In April 2011, The Children’s Hospital of Philadelphia Research Institute identified the most common errors that lead to crashes involving teen drivers. Three out of four serious teen driver crashes are due to inexperience. The three most common errors, accounting for about half of these crashes, are:
- Lack of scanning the roadway
- Driving too fast for conditions
- Distraction by something inside or outside the vehicle
Make sure your teen has lots of practice behind the wheel – the more, the better. Start off driving during the daytime, but don’t cherry pick. Your teen won’t always be driving on a prefect sunny day. When you feel they’re ready, gradually add practice at night, in heavier traffic and bad weather.
Reducing Your Teen’s Risk
Staying involved helps keep new drivers safe.
While we as parents face the same risks each time we drive, we have experience where our teens do not. Our experience has taught us how to recognize and avoid these risks.
Trusted pediatricians feel very strongly about teen driver safety. Dr. Alison Tothy, MD, FAAP, Medical Director of Pediatric Emergency Medicine at the University of Chicago Children’s Hospital, offers ways you can help keep your teen driver safe.
Experts advise taking the following actions to help keep your teen safe behind the wheel:
Practice with new drivers: Sit beside them as they drive and schedule 30 minutes of practice time each week—before and after they get their license—to check in and see how they are doing.
Set a good example: Drive the way you want your teen to drive. Your sons and daughters have learned from you all their lives. They don’t stop learning now that they have their license.
Sign the New Driver Deal: The New Driver Deal is a written agreement which helps define expectations – for parents and teens.
Let teens earn privileges: The best way teens can show they are ready for new privileges is to show they can handle the ones they have been already given.

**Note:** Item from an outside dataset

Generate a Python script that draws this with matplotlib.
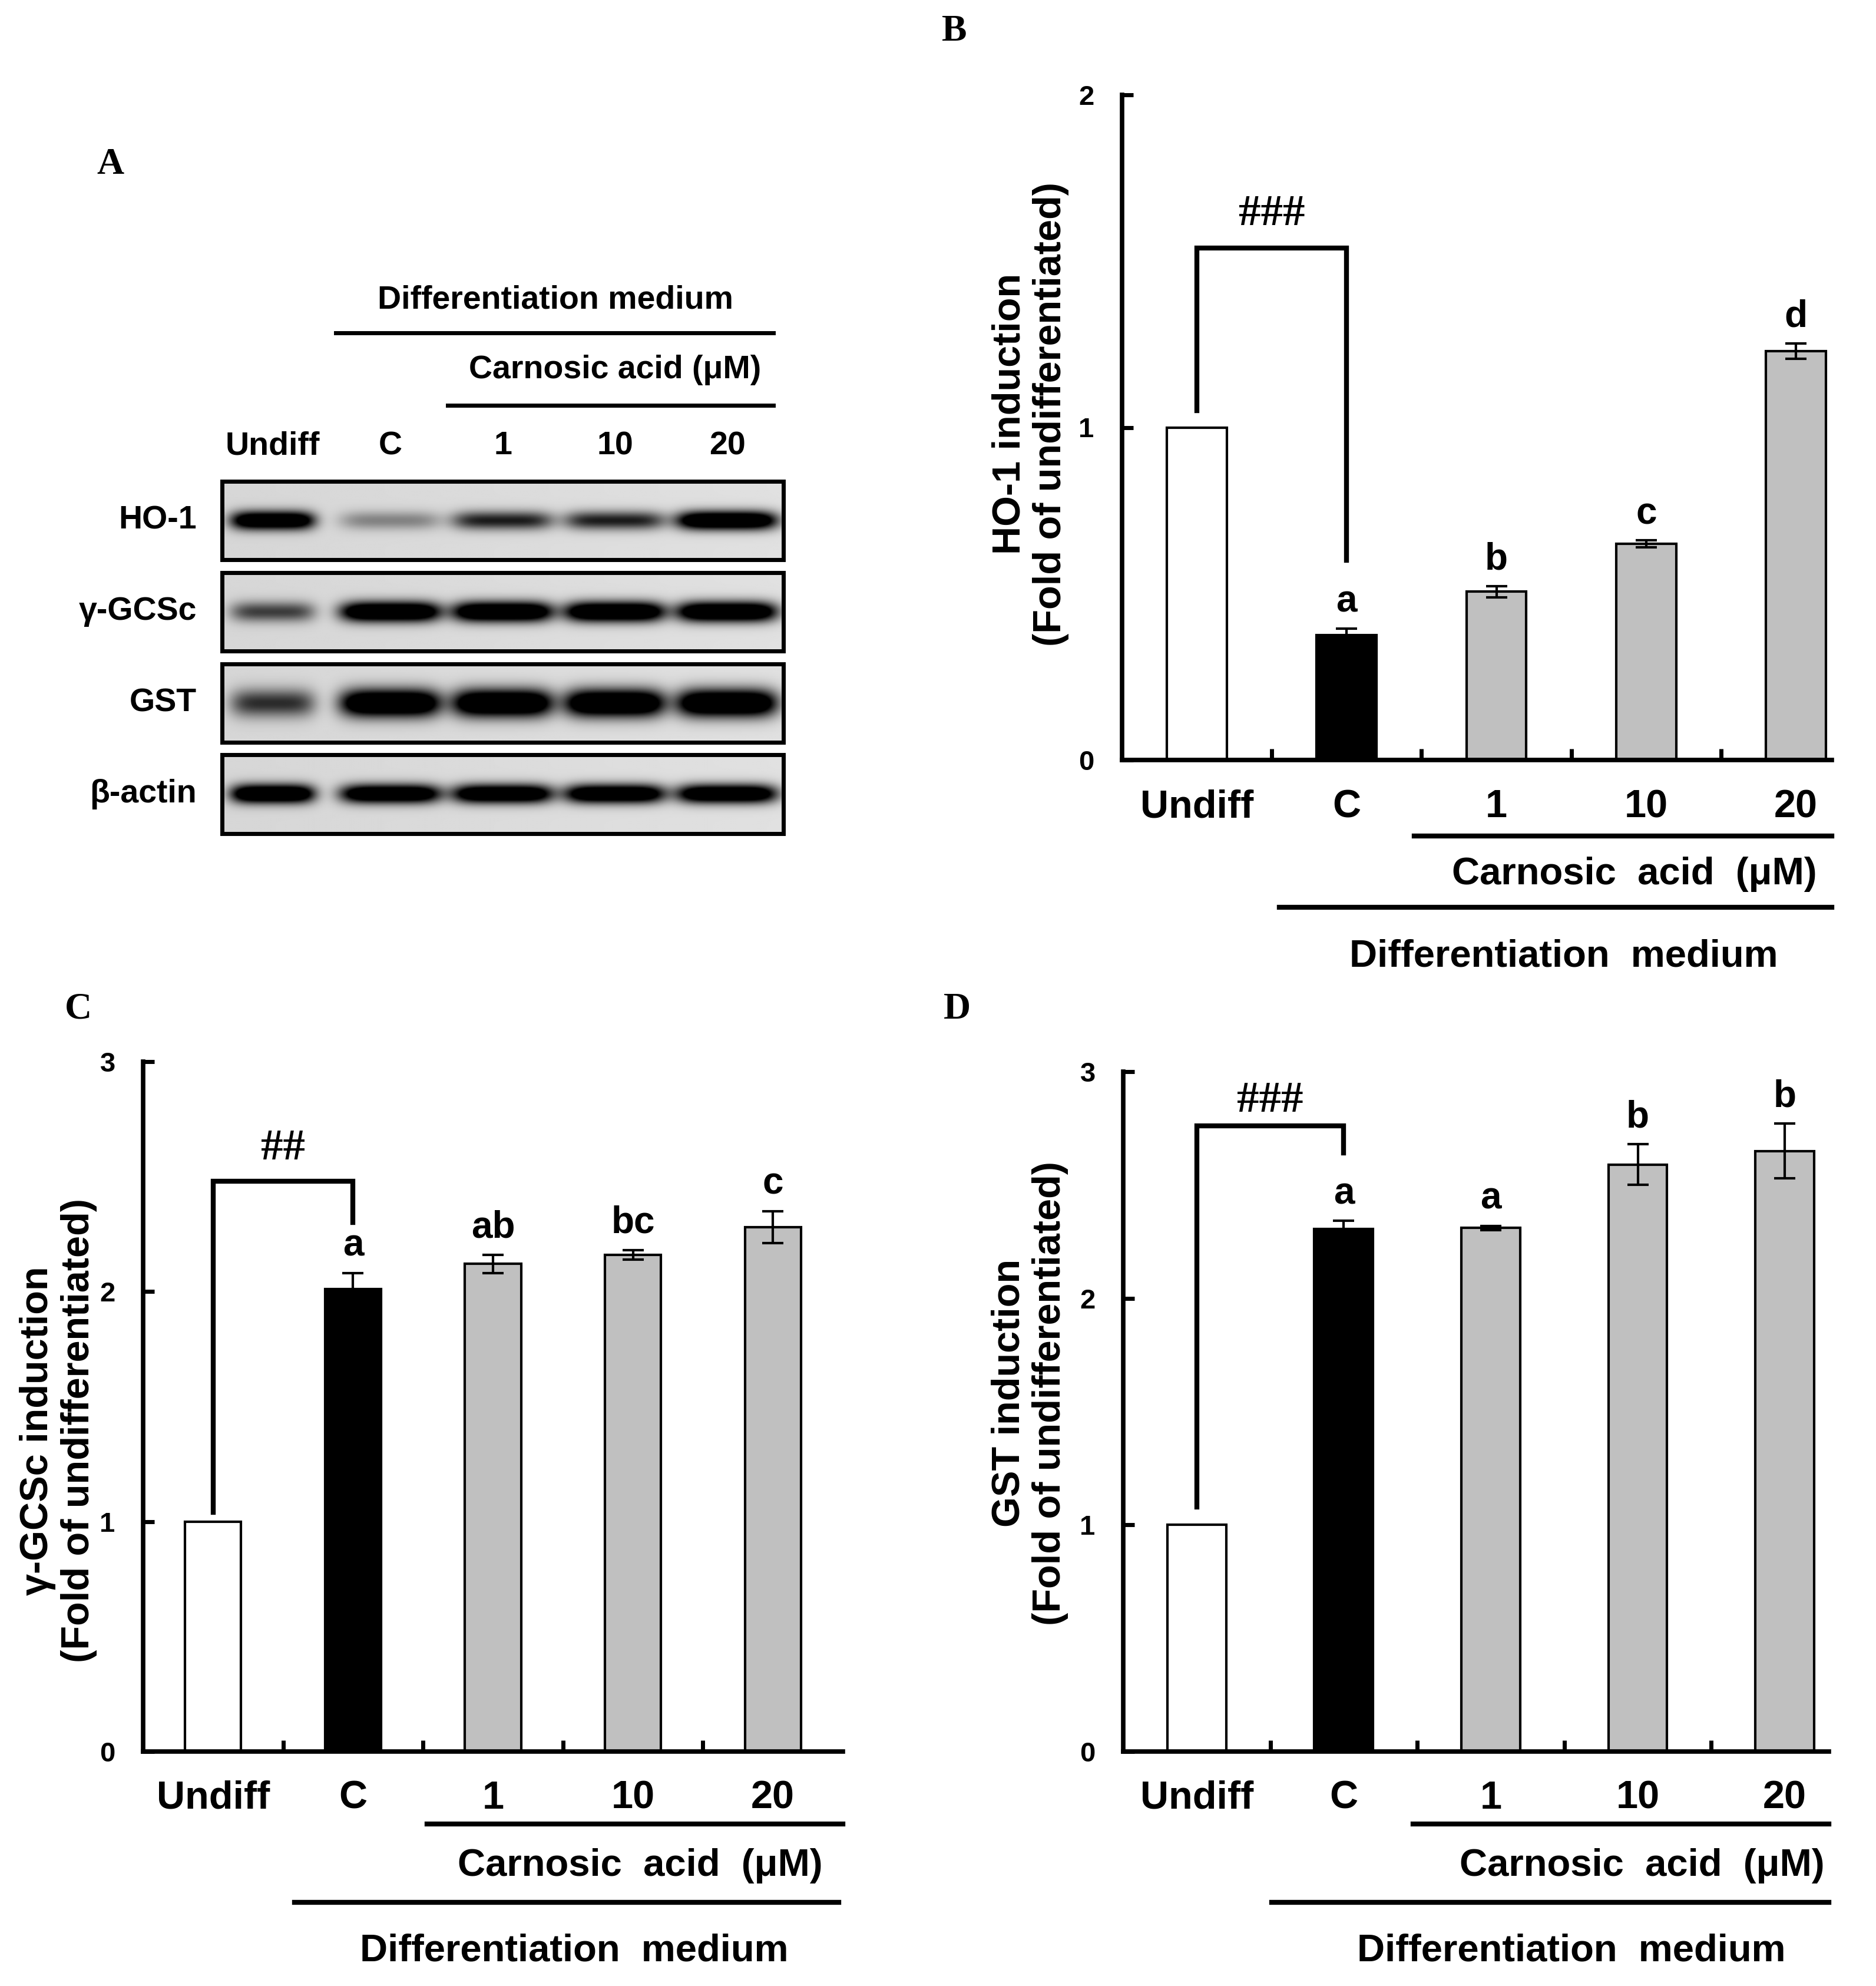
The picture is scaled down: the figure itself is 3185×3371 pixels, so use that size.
"""Carnosic acid / differentiation: western blot and fold-induction bar charts."""
import numpy as np
import matplotlib.pyplot as plt
from matplotlib.patches import Rectangle
from matplotlib.transforms import blended_transform_factory

plt.rcParams["font.family"] = ["Liberation Sans", "DejaVu Sans"]
plt.rcParams["font.weight"] = "bold"
plt.rcParams["axes.labelweight"] = "bold"

# ---- data ----
groups = ["Undiff", "C", "1", "10", "20"]
bar_colors = ["white", "black", "#c0c0c0", "#c0c0c0", "#c0c0c0"]

ho1_mean = [1.00, 0.375, 0.506, 0.65, 1.23]
ho1_err = [0.0, 0.02, 0.017, 0.01, 0.023]
ho1_letters = ["", "a", "b", "c", "d"]

gcs_mean = [1.00, 2.01, 2.12, 2.16, 2.28]
gcs_err = [0.0, 0.07, 0.04, 0.02, 0.07]
gcs_letters = ["", "a", "ab", "bc", "c"]

gst_mean = [1.00, 2.306, 2.31, 2.59, 2.65]
gst_err = [0.0, 0.035, 0.01, 0.09, 0.12]
gst_letters = ["", "a", "a", "b", "b"]

# western blot band strength per lane (0 = no band, 1 = saturated)
blot_proteins = ["HO-1", "γ-GCSc", "GST", "β-actin"]
ho1_band = [0.95, 0.25, 0.55, 0.55, 1.0]
gcs_band = [0.45, 1.0, 1.0, 1.0, 1.0]
gst_band = [0.5, 1.0, 1.0, 1.0, 1.0]
actin_band = [1.0, 0.95, 0.95, 0.95, 0.95]

W, H = 3185, 3371
fig = plt.figure(figsize=(W / 100, H / 100), dpi=100)


def frac(x0, y0, x1, y1):
    """pixel box (top-left origin) -> figure fraction rect"""
    return [x0 / W, 1 - y1 / H, (x1 - x0) / W, (y1 - y0) / H]


# ---- panel A: blot ----
axa = fig.add_axes(frac(0, 150, 1500, 1500))
axa.set_xlim(0, 1500)
axa.set_ylim(1500, 150)
axa.axis("off")

box_x0, box_x1 = 377, 1330
row_y = [(817, 950), (972, 1105), (1127, 1260), (1281, 1415)]
lane_pos = [0.09, 0.30, 0.50, 0.70, 0.90]
band_thick = [0.12, 0.13, 0.18, 0.12]
band_half = [0.075, 0.09, 0.09, 0.09, 0.09]


def band_image(levels, thick, ny=90, nx=700):
    yy = np.linspace(0, 1, ny)[:, None]
    xx = np.linspace(0, 1, nx)[None, :]
    dark = np.zeros((ny, nx))
    for cx, hw, lv in zip(lane_pos, band_half, levels):
        dark += 1.6 * lv * np.exp(-np.abs((xx - cx) / hw) ** 5) * np.exp(-((yy - 0.5) / thick) ** 2)
    bg = 0.84 + 0.04 * xx
    return bg * (1 - np.clip(dark, 0, 1))


for (y0, y1), name, levels, th in zip(row_y, blot_proteins,
                                      [ho1_band, gcs_band, gst_band, actin_band], band_thick):
    axa.imshow(band_image(levels, th), cmap="gray", vmin=0, vmax=1, aspect="auto",
               extent=(box_x0, box_x1, y1, y0), interpolation="bilinear")
    axa.add_patch(Rectangle((box_x0, y0), box_x1 - box_x0, y1 - y0, fill=False,
                            lw=5, edgecolor="black"))
    axa.text(334, (y0 + y1) / 2, name, ha="right", va="center", fontsize=40)

for cx, g in zip(lane_pos, groups):
    axa.text(box_x0 + cx * (box_x1 - box_x0), 757, g, ha="center", va="center", fontsize=40)

axa.plot([570, 1313], [565, 565], color="black", lw=5)
axa.text(943, 510, "Differentiation medium", ha="center", va="center", fontsize=40)
axa.plot([760, 1313], [688, 688], color="black", lw=5)
axa.text(1044, 628, "Carnosic acid (μM)", ha="center", va="center", fontsize=40)


# ---- bar panels ----
def bar_panel(rect, means, errs, letters, ymax, xmax, ylabel, label_xy,
              bracket, sig, rows, spans):
    ax = fig.add_axes(rect)
    x = np.arange(len(groups))
    ax.bar(x, means, width=0.4, color=bar_colors, edgecolor="black", linewidth=3, zorder=2)
    ax.errorbar(x[1:], means[1:], yerr=errs[1:], fmt="none", ecolor="black",
                elinewidth=3, capsize=13, capthick=3, zorder=3)
    for xi, m, e, lt in zip(x, means, errs, letters):
        if lt:
            ax.text(xi, m + e + 0.025 * ymax, lt, ha="center", va="baseline", fontsize=46)

    # significance bracket Undiff vs C
    yl, ytop, yr = bracket
    sig_text, sig_y = sig
    ax.plot([0, 0, 1, 1], [yl, ytop, ytop, yr], color="black", lw=6,
            solid_joinstyle="miter", zorder=4)
    ax.text(0.5, sig_y, sig_text, ha="center", va="center", fontsize=54,
            family=["Liberation Serif", "DejaVu Serif"], fontweight="bold")

    ax.set_xlim(-0.5, xmax)
    ax.set_ylim(0, ymax)
    ax.set_yticks(np.arange(0, ymax + 1))
    ax.set_yticklabels([str(v) for v in range(ymax + 1)], fontsize=34, fontweight="bold")
    ax.set_xticks(x[:-1] + 0.5)
    ax.set_xticklabels([])
    ax.tick_params(axis="both", direction="in", length=14, width=5)
    ax.tick_params(axis="y", pad=34)
    for s in ["top", "right"]:
        ax.spines[s].set_visible(False)
    for s in ["left", "bottom"]:
        ax.spines[s].set_linewidth(5.5)
    ax.set_ylabel(ylabel, fontsize=48, linespacing=1.15, fontweight="bold")
    ax.yaxis.set_label_coords(*label_xy)

    tr = blended_transform_factory(ax.transData, ax.transAxes)
    y_tick, y_l1, y_t1, y_l2, y_t2 = rows
    (a0, a1), (b0, b1), c_x, d_x = spans
    for xi, g in zip(x, groups):
        ax.text(xi, y_tick, g, transform=tr, ha="center", va="center", fontsize=48,
                clip_on=False)
    ax.plot([a0, a1], [y_l1, y_l1], transform=tr, color="black", lw=6, clip_on=False)
    ax.text(c_x, y_t1, "Carnosic  acid  (μM)", transform=tr, ha="center", va="center",
            fontsize=47)
    ax.plot([b0, b1], [y_l2, y_l2], transform=tr, color="black", lw=6, clip_on=False)
    ax.text(d_x, y_t2, "Differentiation  medium", transform=tr, ha="center", va="center",
            fontsize=47)
    return ax


bar_panel(frac(1905, 161, 3110, 1290), ho1_mean, ho1_err, ho1_letters, 2, 4.24,
          "HO-1 induction\n(Fold of undifferentiated)", (-0.075, 0.52),
          (1.05, 1.54, 0.60), ("###", 1.64),
          (-0.071, -0.114, -0.172, -0.221, -0.295),
          ((1.45, 4.24), (0.55, 4.24), 2.92, 2.45))

bar_panel(frac(243, 1802, 1431, 2973), gcs_mean, gcs_err, gcs_letters, 3, 4.5,
          "γ-GCSc induction\n(Fold of undifferentiated)", (-0.066, 0.465),
          (1.04, 2.48, 2.30), ("##", 2.62),
          (-0.068, -0.105, -0.166, -0.219, -0.289),
          ((1.53, 4.5), (0.58, 4.47), 3.05, 2.58))

bar_panel(frac(1907, 1819, 3105, 2973), gst_mean, gst_err, gst_letters, 3, 4.3,
          "GST induction\n(Fold of undifferentiated)", (-0.078, 0.527),
          (1.08, 2.76, 2.64), ("###", 2.87),
          (-0.069, -0.107, -0.168, -0.222, -0.293),
          ((1.47, 4.3), (0.51, 4.3), 3.03, 2.55))

# panel letters
for lt, px, py in [("A", 187, 280), ("B", 1620, 54), ("C", 133, 1714), ("D", 1625, 1714)]:
    fig.text(px / W, 1 - py / H, lt, ha="center", va="center", fontsize=46,
             family="Liberation Serif", fontweight="bold")

fig.savefig("out.png", dpi=100)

Parents should discuss their feelings about teen driver safety with each other: It can be tough enforcing rules with your teen when the parents of their friends don’t follow suit. It also can be dangerous for your teen to be a passenger in a car driven by a teen given too many driving privileges too soon. Make sure you know where other parents stand on teen driver safety and tell other parents about your feelings.